### INSTRUCTION
Return the listing below word for word.
****
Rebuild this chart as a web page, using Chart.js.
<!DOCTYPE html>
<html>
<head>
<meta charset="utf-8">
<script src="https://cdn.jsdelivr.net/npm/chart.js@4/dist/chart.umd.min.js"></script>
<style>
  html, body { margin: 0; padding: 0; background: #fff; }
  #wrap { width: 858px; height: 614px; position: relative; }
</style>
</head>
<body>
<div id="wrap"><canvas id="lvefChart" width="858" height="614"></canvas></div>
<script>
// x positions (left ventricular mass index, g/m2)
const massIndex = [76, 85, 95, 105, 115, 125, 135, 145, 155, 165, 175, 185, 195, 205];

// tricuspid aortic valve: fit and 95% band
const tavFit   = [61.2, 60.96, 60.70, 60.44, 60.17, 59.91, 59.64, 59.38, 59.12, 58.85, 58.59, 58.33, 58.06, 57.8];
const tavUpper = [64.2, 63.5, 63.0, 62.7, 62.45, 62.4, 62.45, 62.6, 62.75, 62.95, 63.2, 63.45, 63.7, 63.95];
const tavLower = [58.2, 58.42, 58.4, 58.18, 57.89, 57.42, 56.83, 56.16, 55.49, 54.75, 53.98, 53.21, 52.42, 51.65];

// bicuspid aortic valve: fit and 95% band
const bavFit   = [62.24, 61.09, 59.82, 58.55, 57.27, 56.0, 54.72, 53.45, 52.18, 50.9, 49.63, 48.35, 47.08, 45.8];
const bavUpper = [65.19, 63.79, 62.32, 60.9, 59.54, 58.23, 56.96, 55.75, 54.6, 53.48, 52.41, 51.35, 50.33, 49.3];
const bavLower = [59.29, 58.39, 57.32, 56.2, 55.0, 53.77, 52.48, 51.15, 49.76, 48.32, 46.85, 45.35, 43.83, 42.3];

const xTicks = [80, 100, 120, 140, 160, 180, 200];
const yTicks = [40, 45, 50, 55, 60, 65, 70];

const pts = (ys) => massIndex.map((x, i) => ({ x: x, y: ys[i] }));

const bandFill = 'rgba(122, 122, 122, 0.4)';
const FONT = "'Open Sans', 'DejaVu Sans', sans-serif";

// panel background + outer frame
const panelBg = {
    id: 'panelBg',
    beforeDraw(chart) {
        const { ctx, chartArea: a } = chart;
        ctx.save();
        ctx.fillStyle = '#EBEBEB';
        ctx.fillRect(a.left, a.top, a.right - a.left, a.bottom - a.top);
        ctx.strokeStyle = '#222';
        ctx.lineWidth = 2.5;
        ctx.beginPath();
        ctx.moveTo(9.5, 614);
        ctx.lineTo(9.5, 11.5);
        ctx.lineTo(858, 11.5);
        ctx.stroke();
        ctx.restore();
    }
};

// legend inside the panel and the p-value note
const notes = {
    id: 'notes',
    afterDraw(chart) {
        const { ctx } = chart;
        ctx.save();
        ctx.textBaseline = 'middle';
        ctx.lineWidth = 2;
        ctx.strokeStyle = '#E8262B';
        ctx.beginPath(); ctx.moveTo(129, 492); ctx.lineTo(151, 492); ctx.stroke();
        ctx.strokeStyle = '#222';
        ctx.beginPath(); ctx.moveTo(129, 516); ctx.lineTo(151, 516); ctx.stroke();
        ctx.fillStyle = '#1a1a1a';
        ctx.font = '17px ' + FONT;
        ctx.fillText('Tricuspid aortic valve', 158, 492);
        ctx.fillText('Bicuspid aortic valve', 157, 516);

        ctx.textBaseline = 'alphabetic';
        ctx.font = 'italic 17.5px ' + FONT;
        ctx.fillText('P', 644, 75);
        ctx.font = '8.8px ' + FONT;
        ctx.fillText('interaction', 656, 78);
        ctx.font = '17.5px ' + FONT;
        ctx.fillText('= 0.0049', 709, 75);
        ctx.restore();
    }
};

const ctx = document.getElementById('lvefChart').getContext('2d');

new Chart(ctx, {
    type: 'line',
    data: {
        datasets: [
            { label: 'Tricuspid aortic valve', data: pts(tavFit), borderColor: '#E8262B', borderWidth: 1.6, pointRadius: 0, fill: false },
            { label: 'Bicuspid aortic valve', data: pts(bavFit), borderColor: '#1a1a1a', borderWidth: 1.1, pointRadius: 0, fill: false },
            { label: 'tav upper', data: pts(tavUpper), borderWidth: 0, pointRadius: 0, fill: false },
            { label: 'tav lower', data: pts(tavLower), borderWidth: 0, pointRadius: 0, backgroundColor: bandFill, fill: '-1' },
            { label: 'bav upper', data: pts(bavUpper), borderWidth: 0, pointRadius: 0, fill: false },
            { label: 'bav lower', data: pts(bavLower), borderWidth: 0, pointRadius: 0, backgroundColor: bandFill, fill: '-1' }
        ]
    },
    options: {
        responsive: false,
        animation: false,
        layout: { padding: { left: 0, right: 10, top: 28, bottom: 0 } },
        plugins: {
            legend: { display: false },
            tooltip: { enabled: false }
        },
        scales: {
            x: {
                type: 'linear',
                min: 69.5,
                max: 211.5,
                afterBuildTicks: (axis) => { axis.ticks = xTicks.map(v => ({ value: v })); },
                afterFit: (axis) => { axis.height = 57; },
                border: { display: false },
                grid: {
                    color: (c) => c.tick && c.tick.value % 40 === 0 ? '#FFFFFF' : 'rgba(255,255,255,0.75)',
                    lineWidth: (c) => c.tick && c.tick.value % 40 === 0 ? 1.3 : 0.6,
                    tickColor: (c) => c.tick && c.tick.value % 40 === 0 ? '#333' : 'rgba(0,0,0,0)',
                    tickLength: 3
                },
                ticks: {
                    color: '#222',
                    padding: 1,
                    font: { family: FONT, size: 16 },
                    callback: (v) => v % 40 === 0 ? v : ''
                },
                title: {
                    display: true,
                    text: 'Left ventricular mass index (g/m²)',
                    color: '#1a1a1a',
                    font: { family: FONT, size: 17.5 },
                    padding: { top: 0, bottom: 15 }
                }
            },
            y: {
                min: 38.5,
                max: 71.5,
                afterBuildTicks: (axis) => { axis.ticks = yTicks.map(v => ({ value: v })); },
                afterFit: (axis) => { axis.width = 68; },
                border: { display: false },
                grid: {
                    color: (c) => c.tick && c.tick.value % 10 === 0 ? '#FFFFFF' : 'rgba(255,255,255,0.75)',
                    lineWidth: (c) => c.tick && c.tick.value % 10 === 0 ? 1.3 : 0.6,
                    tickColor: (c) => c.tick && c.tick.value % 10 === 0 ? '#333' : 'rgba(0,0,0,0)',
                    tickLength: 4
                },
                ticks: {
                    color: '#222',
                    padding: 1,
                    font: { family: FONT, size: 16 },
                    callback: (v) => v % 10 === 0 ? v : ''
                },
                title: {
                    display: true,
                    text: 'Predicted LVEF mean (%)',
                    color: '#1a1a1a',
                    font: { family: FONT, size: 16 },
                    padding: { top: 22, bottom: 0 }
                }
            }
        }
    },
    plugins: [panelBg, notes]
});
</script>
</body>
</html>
****
### OUTPUT OF THE EXERCISE
Rebuild this chart as a web page, using Chart.js.
<!DOCTYPE html>
<html>
<head>
<meta charset="utf-8">
<script src="https://cdn.jsdelivr.net/npm/chart.js@4/dist/chart.umd.min.js"></script>
<style>
  html, body { margin: 0; padding: 0; background: #fff; }
  #wrap { width: 858px; height: 614px; position: relative; }
</style>
</head>
<body>
<div id="wrap"><canvas id="lvefChart" width="858" height="614"></canvas></div>
<script>
// x positions (left ventricular mass index, g/m2)
const massIndex = [76, 85, 95, 105, 115, 125, 135, 145, 155, 165, 175, 185, 195, 205];

// tricuspid aortic valve: fit and 95% band
const tavFit   = [61.2, 60.96, 60.70, 60.44, 60.17, 59.91, 59.64, 59.38, 59.12, 58.85, 58.59, 58.33, 58.06, 57.8];
const tavUpper = [64.2, 63.5, 63.0, 62.7, 62.45, 62.4, 62.45, 62.6, 62.75, 62.95, 63.2, 63.45, 63.7, 63.95];
const tavLower = [58.2, 58.42, 58.4, 58.18, 57.89, 57.42, 56.83, 56.16, 55.49, 54.75, 53.98, 53.21, 52.42, 51.65];

// bicuspid aortic valve: fit and 95% band
const bavFit   = [62.24, 61.09, 59.82, 58.55, 57.27, 56.0, 54.72, 53.45, 52.18, 50.9, 49.63, 48.35, 47.08, 45.8];
const bavUpper = [65.19, 63.79, 62.32, 60.9, 59.54, 58.23, 56.96, 55.75, 54.6, 53.48, 52.41, 51.35, 50.33, 49.3];
const bavLower = [59.29, 58.39, 57.32, 56.2, 55.0, 53.77, 52.48, 51.15, 49.76, 48.32, 46.85, 45.35, 43.83, 42.3];

const xTicks = [80, 100, 120, 140, 160, 180, 200];
const yTicks = [40, 45, 50, 55, 60, 65, 70];

const pts = (ys) => massIndex.map((x, i) => ({ x: x, y: ys[i] }));

const bandFill = 'rgba(122, 122, 122, 0.4)';
const FONT = "'Open Sans', 'DejaVu Sans', sans-serif";

// panel background + outer frame
const panelBg = {
    id: 'panelBg',
    beforeDraw(chart) {
        const { ctx, chartArea: a } = chart;
        ctx.save();
        ctx.fillStyle = '#EBEBEB';
        ctx.fillRect(a.left, a.top, a.right - a.left, a.bottom - a.top);
        ctx.strokeStyle = '#222';
        ctx.lineWidth = 2.5;
        ctx.beginPath();
        ctx.moveTo(9.5, 614);
        ctx.lineTo(9.5, 11.5);
        ctx.lineTo(858, 11.5);
        ctx.stroke();
        ctx.restore();
    }
};

// legend inside the panel and the p-value note
const notes = {
    id: 'notes',
    afterDraw(chart) {
        const { ctx } = chart;
        ctx.save();
        ctx.textBaseline = 'middle';
        ctx.lineWidth = 2;
        ctx.strokeStyle = '#E8262B';
        ctx.beginPath(); ctx.moveTo(129, 492); ctx.lineTo(151, 492); ctx.stroke();
        ctx.strokeStyle = '#222';
        ctx.beginPath(); ctx.moveTo(129, 516); ctx.lineTo(151, 516); ctx.stroke();
        ctx.fillStyle = '#1a1a1a';
        ctx.font = '17px ' + FONT;
        ctx.fillText('Tricuspid aortic valve', 158, 492);
        ctx.fillText('Bicuspid aortic valve', 157, 516);

        ctx.textBaseline = 'alphabetic';
        ctx.font = 'italic 17.5px ' + FONT;
        ctx.fillText('P', 644, 75);
        ctx.font = '8.8px ' + FONT;
        ctx.fillText('interaction', 656, 78);
        ctx.font = '17.5px ' + FONT;
        ctx.fillText('= 0.0049', 709, 75);
        ctx.restore();
    }
};

const ctx = document.getElementById('lvefChart').getContext('2d');

new Chart(ctx, {
    type: 'line',
    data: {
        datasets: [
            { label: 'Tricuspid aortic valve', data: pts(tavFit), borderColor: '#E8262B', borderWidth: 1.6, pointRadius: 0, fill: false },
            { label: 'Bicuspid aortic valve', data: pts(bavFit), borderColor: '#1a1a1a', borderWidth: 1.1, pointRadius: 0, fill: false },
            { label: 'tav upper', data: pts(tavUpper), borderWidth: 0, pointRadius: 0, fill: false },
            { label: 'tav lower', data: pts(tavLower), borderWidth: 0, pointRadius: 0, backgroundColor: bandFill, fill: '-1' },
            { label: 'bav upper', data: pts(bavUpper), borderWidth: 0, pointRadius: 0, fill: false },
            { label: 'bav lower', data: pts(bavLower), borderWidth: 0, pointRadius: 0, backgroundColor: bandFill, fill: '-1' }
        ]
    },
    options: {
        responsive: false,
        animation: false,
        layout: { padding: { left: 0, right: 10, top: 28, bottom: 0 } },
        plugins: {
            legend: { display: false },
            tooltip: { enabled: false }
        },
        scales: {
            x: {
                type: 'linear',
                min: 69.5,
                max: 211.5,
                afterBuildTicks: (axis) => { axis.ticks = xTicks.map(v => ({ value: v })); },
                afterFit: (axis) => { axis.height = 57; },
                border: { display: false },
                grid: {
                    color: (c) => c.tick && c.tick.value % 40 === 0 ? '#FFFFFF' : 'rgba(255,255,255,0.75)',
                    lineWidth: (c) => c.tick && c.tick.value % 40 === 0 ? 1.3 : 0.6,
                    tickColor: (c) => c.tick && c.tick.value % 40 === 0 ? '#333' : 'rgba(0,0,0,0)',
                    tickLength: 3
                },
                ticks: {
                    color: '#222',
                    padding: 1,
                    font: { family: FONT, size: 16 },
                    callback: (v) => v % 40 === 0 ? v : ''
                },
                title: {
                    display: true,
                    text: 'Left ventricular mass index (g/m²)',
                    color: '#1a1a1a',
                    font: { family: FONT, size: 17.5 },
                    padding: { top: 0, bottom: 15 }
                }
            },
            y: {
                min: 38.5,
                max: 71.5,
                afterBuildTicks: (axis) => { axis.ticks = yTicks.map(v => ({ value: v })); },
                afterFit: (axis) => { axis.width = 68; },
                border: { display: false },
                grid: {
                    color: (c) => c.tick && c.tick.value % 10 === 0 ? '#FFFFFF' : 'rgba(255,255,255,0.75)',
                    lineWidth: (c) => c.tick && c.tick.value % 10 === 0 ? 1.3 : 0.6,
                    tickColor: (c) => c.tick && c.tick.value % 10 === 0 ? '#333' : 'rgba(0,0,0,0)',
                    tickLength: 4
                },
                ticks: {
                    color: '#222',
                    padding: 1,
                    font: { family: FONT, size: 16 },
                    callback: (v) => v % 10 === 0 ? v : ''
                },
                title: {
                    display: true,
                    text: 'Predicted LVEF mean (%)',
                    color: '#1a1a1a',
                    font: { family: FONT, size: 16 },
                    padding: { top: 22, bottom: 0 }
                }
            }
        }
    },
    plugins: [panelBg, notes]
});
</script>
</body>
</html>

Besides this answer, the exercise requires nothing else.